Il ne fait pas de doute que la Chine a joué un rôle de matrice culturelle pour ce que nous appelons aujourd’hui l’Asie orientale, même si les pays qui la composent ont, par ailleurs, toujours cultivé leurs singularités. Pour autant, ce rayonnement culturel n’a pas – et n’a jamais eu – de traduction politique univoque : si la Chine a souvent fait reconnaître sa primauté en imposant à ses voisins des relations tributaires selon ses termes, elle leur a aussi inspiré des institutions qui se sont révélées décisives dans la construction des États de la région. Ce sont ces mêmes États qui revendiquent jalousement leur indépendance aujourd’hui, rendant d’une utilité politique limitée les appels chinois à l’unité civilisationnelle, qui renvoient trop évidemment à la revendication d’une prépondérance régionale.

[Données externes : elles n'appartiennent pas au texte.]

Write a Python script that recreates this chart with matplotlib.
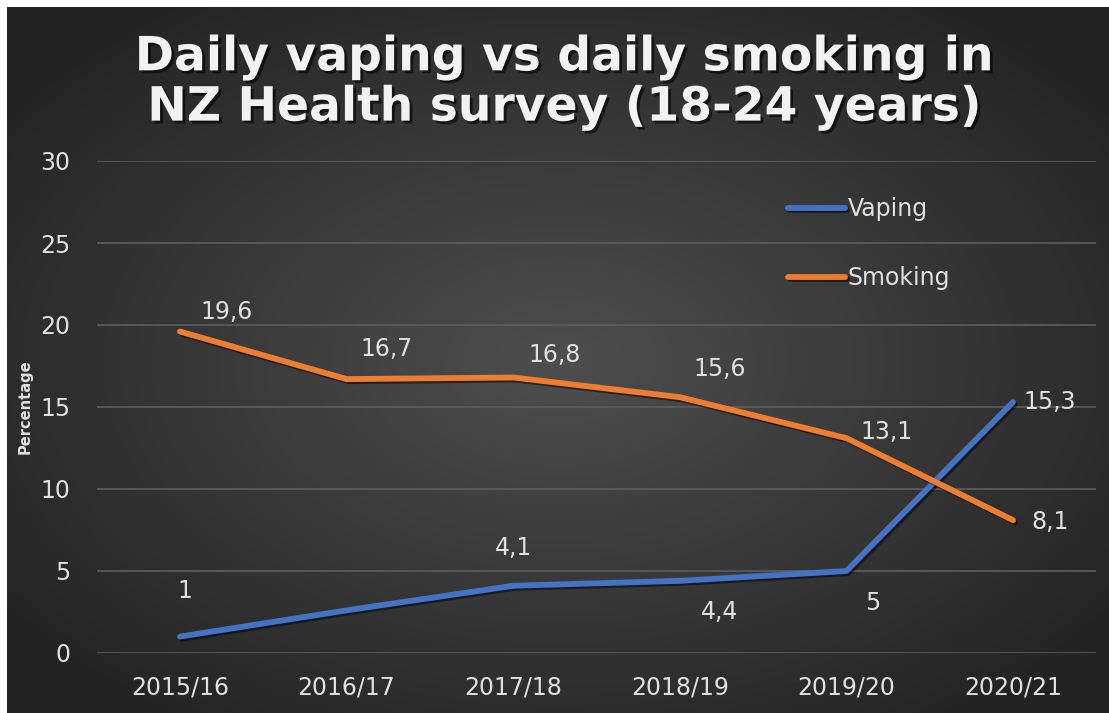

Les expéditions navales chinoises du XVe siècle ont pour but premier d’exiger – dans un monde déjà connu – une reconnaissance de primauté et de suzeraineté que la cour de Chine considère comme acquise, plutôt qu’à conquérir.

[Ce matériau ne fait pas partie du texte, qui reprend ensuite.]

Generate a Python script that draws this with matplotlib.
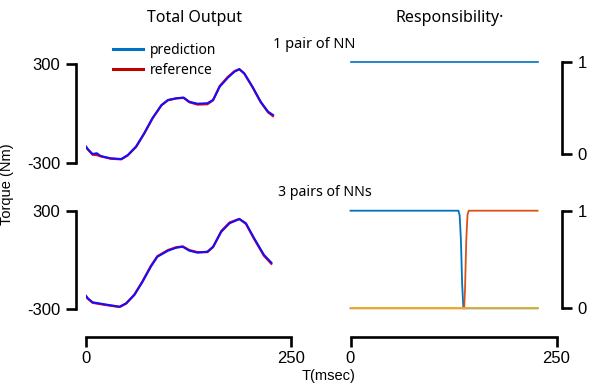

Sous la dynastie mandchoue, la Chine s’est lancée dans une série de conquêtes violentes. C’est un Empire colonial continental imposant son autorité à des populations non chinoises. Aujourd’hui, ces régions sont soumises à une sinisation autoritaire.

Les humiliations du XIXe siècle face aux puissances occidentales se comprennent surtout par un délitement progressif de l’État chinois. Le Parti communiste chinois n’a joué dans cette histoire qu’un rôle secondaire : bien qu’il ait combattu l’ingérence étrangère puis l’occupation japonaise, il a moins libéré son pays de l’impérialisme qu’il n’a tiré les marrons du feu, une fois cette tâche assez largement accomplie par d’autres.

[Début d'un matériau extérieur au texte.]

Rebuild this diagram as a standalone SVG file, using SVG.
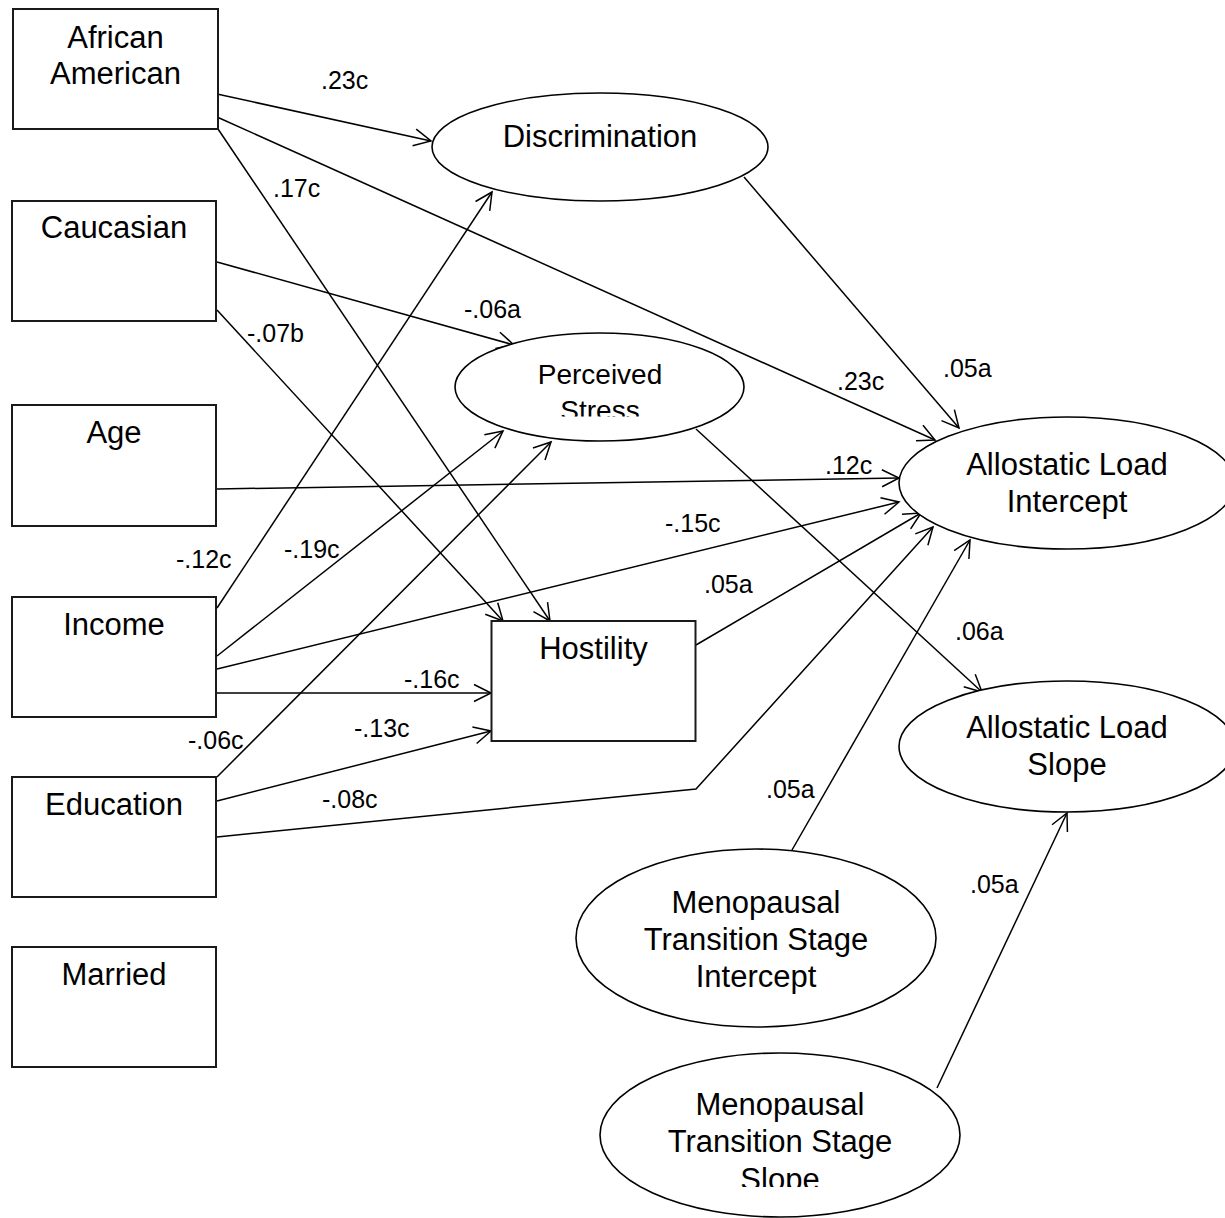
<svg xmlns="http://www.w3.org/2000/svg" width="1225" height="1218" viewBox="0 0 1225 1218">
<style>
.box{fill:#fff;stroke:#1a1a1a;stroke-width:2}
.ell{fill:#fff;stroke:#000;stroke-width:1.6}
.t{font-family:"Liberation Sans",Arial,sans-serif;font-size:31px;fill:#000;text-anchor:middle}
.ps{font-size:28px}
.lbl{font-family:"Liberation Sans",Arial,sans-serif;font-size:25px;fill:#000}
.e{fill:none;stroke:#000;stroke-width:1.5;marker-end:url(#arr)}
</style>
<defs>
<marker id="arr" viewBox="-20 -12 24 24" refX="0" refY="0" markerWidth="24" markerHeight="24" markerUnits="userSpaceOnUse" orient="auto" overflow="visible">
<path d="M-17,-8.5 L0,0 L-17,8.5" fill="none" stroke="#000" stroke-width="1.5"/>
</marker>
<clipPath id="clipPS"><rect x="440" y="330" width="320" height="86.5"/></clipPath>
<clipPath id="clipMS"><rect x="590" y="1040" width="380" height="147"/></clipPath>
</defs>
<rect width="1225" height="1218" fill="#fff"/>

<g id="connectors">
<path class="e" d="M217,94 L431,141"/>
<path class="e" d="M217,117 L935,440"/>
<path class="e" d="M218,129 L550,621"/>
<path class="e" d="M217,262 L514,345"/>
<path class="e" d="M217,310 L503,621"/>
<path class="e" d="M744,177 L959,428"/>
<path class="e" d="M217,489 L899,478"/>
<path class="e" d="M217,608 L492,192"/>
<path class="e" d="M217,656 L503,431"/>
<path class="e" d="M217,669 L899,502"/>
<path class="e" d="M217,693 L491,693"/>
<path class="e" d="M217,777 L551,442"/>
<path class="e" d="M217,801 L491,731"/>
<path class="e" d="M217,837 L696,789 L933,527"/>
<path class="e" d="M696,645 L921,513"/>
<path class="e" d="M792,850 L970,540"/>
<path class="e" d="M696,429 L982,692"/>
<path class="e" d="M937,1088 L1067,813"/>
</g>

<g id="edge-labels">
<text class="lbl" x="321" y="89">.23c</text>
<text class="lbl" x="273" y="197">.17c</text>
<text class="lbl" x="247" y="342">-.07b</text>
<text class="lbl" x="464" y="318">-.06a</text>
<text class="lbl" x="837" y="390">.23c</text>
<text class="lbl" x="943" y="377">.05a</text>
<text class="lbl" x="825" y="474">.12c</text>
<text class="lbl" x="665" y="532">-.15c</text>
<text class="lbl" x="176" y="568">-.12c</text>
<text class="lbl" x="284" y="558">-.19c</text>
<text class="lbl" x="704" y="593">.05a</text>
<text class="lbl" x="955" y="640">.06a</text>
<text class="lbl" x="404" y="688">-.16c</text>
<text class="lbl" x="354" y="737">-.13c</text>
<text class="lbl" x="188" y="749">-.06c</text>
<text class="lbl" x="322" y="808">-.08c</text>
<text class="lbl" x="766" y="798">.05a</text>
<text class="lbl" x="970" y="893">.05a</text>
</g>

<g id="african-american">
<rect class="box" x="13" y="9" width="205" height="120"/>
<text class="t" x="115.5" y="48">African</text>
<text class="t" x="115.5" y="84">American</text>
</g>
<g id="caucasian">
<rect class="box" x="12" y="201" width="204" height="120"/>
<text class="t" x="114" y="238">Caucasian</text>
</g>
<g id="age">
<rect class="box" x="12" y="405" width="204" height="121"/>
<text class="t" x="114" y="443">Age</text>
</g>
<g id="income">
<rect class="box" x="12" y="597" width="204" height="120"/>
<text class="t" x="114" y="635">Income</text>
</g>
<g id="education">
<rect class="box" x="12" y="777" width="204" height="120"/>
<text class="t" x="114" y="815">Education</text>
</g>
<g id="married">
<rect class="box" x="12" y="947" width="204" height="120"/>
<text class="t" x="114" y="985">Married</text>
</g>
<g id="hostility">
<rect class="box" x="491.5" y="621" width="204" height="120"/>
<text class="t" x="593.5" y="659">Hostility</text>
</g>
<g id="discrimination">
<ellipse class="ell" cx="600" cy="147" rx="168" ry="54"/>
<text class="t" x="600" y="147">Discrimination</text>
</g>
<g id="perceived-stress">
<ellipse class="ell" cx="599.5" cy="387" rx="144.5" ry="54"/>
<g clip-path="url(#clipPS)">
<text class="t ps" x="600" y="384">Perceived</text>
<text class="t ps" x="600" y="420">Stress</text>
</g>
</g>
<g id="allostatic-load-intercept">
<ellipse class="ell" cx="1067" cy="483" rx="168" ry="66"/>
<text class="t" x="1067" y="475">Allostatic Load</text>
<text class="t" x="1067" y="512">Intercept</text>
</g>
<g id="allostatic-load-slope">
<ellipse class="ell" cx="1067" cy="746.5" rx="168" ry="65.5"/>
<text class="t" x="1067" y="738">Allostatic Load</text>
<text class="t" x="1067" y="775">Slope</text>
</g>
<g id="mts-intercept">
<ellipse class="ell" cx="756" cy="938" rx="180" ry="89"/>
<text class="t" x="756" y="913">Menopausal</text>
<text class="t" x="756" y="950">Transition Stage</text>
<text class="t" x="756" y="987">Intercept</text>
</g>
<g id="mts-slope">
<ellipse class="ell" cx="780" cy="1135" rx="180" ry="82"/>
<g clip-path="url(#clipMS)">
<text class="t" x="780" y="1115">Menopausal</text>
<text class="t" x="780" y="1152">Transition Stage</text>
<text class="t" x="780" y="1190">Slope</text>
</g>
</g>
</svg>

Le discours sur le pacifisme chinois s’est construit dans les années 1930 dans le but de trouver des alliés face à l’agression japonaise. Il est aujourd’hui plutôt destiné aux pays du Sud (ainsi qu’aux « amis de la Chine » dans les pays du Nord), et posé en contraste avec le passé conquérant de l’Europe, la remilitarisation du Japon et, surtout, la présence militaire américaine dans le monde.

Sous Mao, la Chine s’est présentée comme phare de l’internationalisme et du tiers-mondisme. Mais cette solidarité, même aux grandes heures du maoïsme, a toujours été subordonnée à un projet de puissance nationale chinoise, comme en témoigne la facilité avec laquelle il fut abandonné dans les années 1970.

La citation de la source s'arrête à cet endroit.